We have used the ICON-ESM in our prediction system in relatively low resolution compared to other systems. However, the advantage of ICON is its good performance at high resolution due to the scalability of the code and the use of non-hydrostatic equations for the atmosphere that allow high resolution convection permitting simulations (Stevens et al. 2019). Another advantage is the availability of adaptive grids as well for the atmosphere (Maurer et al. 2022) as for the ocean (Logemann et al. 2021; Korn et al. 2022). The role of such improvements for seasonal and near-term predictions will be investigated in forthcoming studies.
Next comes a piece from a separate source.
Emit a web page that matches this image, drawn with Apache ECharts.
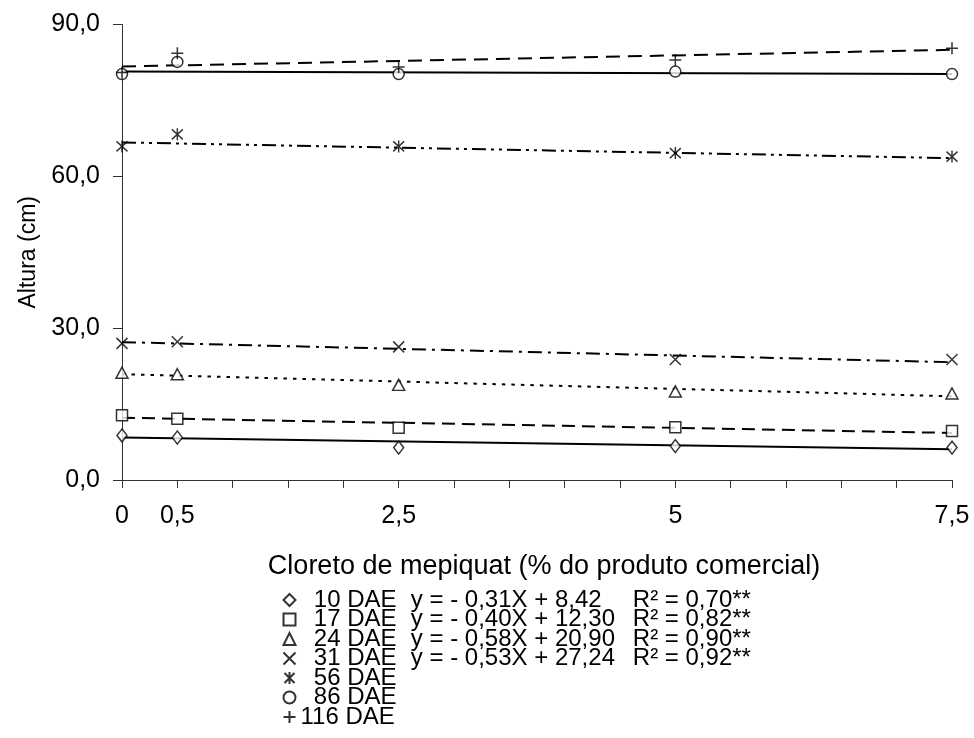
<!DOCTYPE html>
<html>
<head>
<meta charset="utf-8">
<script src="https://cdn.jsdelivr.net/npm/echarts@6/dist/echarts.min.js"></script>
<style>
  html, body { margin: 0; padding: 0; background: #fff; }
  #grafica { width: 974px; height: 738px; }
</style>
</head>
<body>
<div id="grafica"></div>
<script>
// doses (% do produto comercial)
const doses = [0, 0.5, 2.5, 5, 7.5];
const xTickLabels = [0, 0.5, 2.5, 5, 7.5];
const yTicks = [0, 30, 60, 90];

// altura observada (cm)
const dae10 = [8.8, 8.4, 6.4, 6.7, 6.4];
const dae17 = [12.8, 12.1, 10.3, 10.4, 9.7];
const dae24 = [21.2, 20.9, 18.8, 17.5, 17.1];
const dae31 = [27.0, 27.3, 26.3, 23.8, 23.8];
const dae56 = [65.9, 68.3, 65.9, 64.6, 63.9];
const dae86 = [80.2, 82.6, 80.2, 80.7, 80.2];
const dae116 = [80.5, 84.3, 81.6, 83.0, 85.3];

// linhas de tendencia: valor em x=0 e x=7,5
const trendX = [0, 7.5];
const trend10 = [8.42, 6.10];
const trend17 = [12.30, 9.30];
const trend24 = [20.90, 16.55];
const trend31 = [27.24, 23.27];
const trend56 = [66.7, 63.6];
const trend86 = [80.7, 80.2];
const trend116 = [81.7, 85.0];

const nomes = ["10 DAE", "17 DAE", "24 DAE", "31 DAE", "56 DAE", "86 DAE", "116 DAE"];
const equacoes = ["y = - 0,31X + 8,42", "y = - 0,40X + 12,30", "y = - 0,58X + 20,90", "y = - 0,53X + 27,24", "", "", ""];
const r2 = ["R² = 0,70**", "R² = 0,82**", "R² = 0,90**", "R² = 0,92**", "", "", ""];

const fonte = "'Liberation Sans', Arial, sans-serif";

const pts = (ys) => doses.map((x, i) => [x, ys[i]]);
const reta = (ys) => trendX.map((x, i) => [x, ys[i]]);

const simbolos = [
  { symbol: "diamond", size: [10, 13] },
  { symbol: "rect", size: 11 },
  { symbol: "triangle", size: [12, 11] },
  { symbol: "path://M0,0L10,10M10,0L0,10", size: 11 },
  { symbol: "path://M0,0L10,10M10,0L0,10M5,-1L5,11", size: [11, 12] },
  { symbol: "circle", size: 11 },
  { symbol: "path://M5,0L5,10M0,5L10,5", size: 12 },
];
const dados = [dae10, dae17, dae24, dae31, dae56, dae86, dae116];
const tendencias = [trend10, trend17, trend24, trend31, trend56, trend86, trend116];
const tracos = [
  "solid",
  [13, 7],
  [3.5, 6],
  [14, 6, 3, 6],
  [14, 5, 3, 5, 3, 5],
  "solid",
  [14, 8],
];

const series = [];
tendencias.forEach((t, i) => {
  series.push({
    type: "line",
    data: reta(t),
    symbol: "none",
    silent: true,
    z: 2,
    lineStyle: { color: "#000", width: 2, type: tracos[i] },
  });
});
dados.forEach((d, i) => {
  const aberto = simbolos[i].symbol.startsWith("path://");
  series.push({
    name: nomes[i],
    type: "scatter",
    data: pts(d),
    symbol: simbolos[i].symbol,
    symbolSize: simbolos[i].size,
    z: 3,
    itemStyle: {
      color: aberto ? "none" : "#fff",
      borderColor: "#000",
      borderWidth: 1.5,
    },
  });
});

const myChart = echarts.init(document.getElementById("grafica"));
myChart.setOption({
  animation: false,
  backgroundColor: "#fff",
  grid: { left: 122, right: 22, top: 24.5, bottom: 258 },
  xAxis: {
    type: "value",
    min: 0,
    max: 7.5,
    interval: 0.5,
    name: "Cloreto de mepiquat (% do produto comercial)",
    nameLocation: "middle",
    nameGap: 73,
    nameTextStyle: { fontFamily: fonte, fontSize: 27, color: "#000", padding: [0, 0, 0, 14] },
    axisLine: { lineStyle: { color: "#333", width: 1 } },
    axisTick: { length: 8, lineStyle: { color: "#333" } },
    axisLabel: {
      margin: 24,
      fontFamily: fonte,
      fontSize: 25,
      color: "#000",
      showMinLabel: true,
      showMaxLabel: true,
      formatter: (v) => (xTickLabels.includes(v) ? String(v).replace(".", ",") : ""),
    },
    splitLine: { show: false },
  },
  yAxis: {
    type: "value",
    min: yTicks[0],
    max: yTicks[yTicks.length - 1],
    interval: 30,
    name: "Altura (cm)",
    nameLocation: "middle",
    nameGap: 80,
    nameTextStyle: { fontFamily: fonte, fontSize: 23, color: "#000" },
    axisLine: { show: true, lineStyle: { color: "#333", width: 1 } },
    axisTick: { show: true, length: 9, lineStyle: { color: "#333" } },
    axisLabel: {
      margin: 22,
      fontFamily: fonte,
      fontSize: 25,
      color: "#000",
      formatter: (v) => v.toFixed(1).replace(".", ","),
    },
    splitLine: { show: false },
  },
  legend: {
    orient: "vertical",
    left: 281,
    top: 588,
    itemWidth: 12,
    itemHeight: 12,
    itemGap: -4.5,
    padding: 0,
    data: nomes,
    textStyle: {
      fontFamily: fonte,
      fontSize: 24,
      color: "#000",
      rich: {
        n: { fontFamily: fonte, fontSize: 24, width: 97, align: "left" },
        e: { fontFamily: fonte, fontSize: 24, width: 222, align: "left" },
        r: { fontFamily: fonte, fontSize: 24, align: "left" },
      },
    },
    formatter: (name) => {
      const i = nomes.indexOf(name);
      const rotulo = name.length < 7 ? "  " + name : name;
      if (!equacoes[i]) return "{n|" + rotulo + "}";
      return "{n|" + rotulo + "}{e|  " + equacoes[i] + "}{r|  " + r2[i] + "}";
    },
  },
  series: series,
});
</script>
</body>
</html>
In general, we can confirm that our data assimilation method is successfully initializing the oceanic component of the climate system, even though the observational density for oceanic profile data is sparse in the first part of our assimilation period. The amount of observational profiles increased considerably from the early 2000s onwards with the advent of Array for Real-time Geostrophic Oceanography (ARGO; Roemmich and Owens 2000) data, which we expect to have a positive impact on future forecasts initialized by our system. We also expect that the second step towards a weakly coupled data assimilation—an additional atmospheric assimilation—will enhance the prediction skill further and will lead to high quality seasonal and decadal climate predictions. An additional fine-tuning of the climate model could also improve the prediction skill, e.g. with a more realistic Arctic and Antarctic sea ice climatology in summer and an improved oceanic circulation in the Southern Ocean. We are currently restructuring the ICON code by unifying the physical parameterization packages for numerical weather predictions and climate applications. The ICON-seamless project is working on advancing all aspects of the coupled climate system (atmosphere, land, ocean, cryosphere and data assimilation) for improved weather and climate predictions on time scales from days to centuries.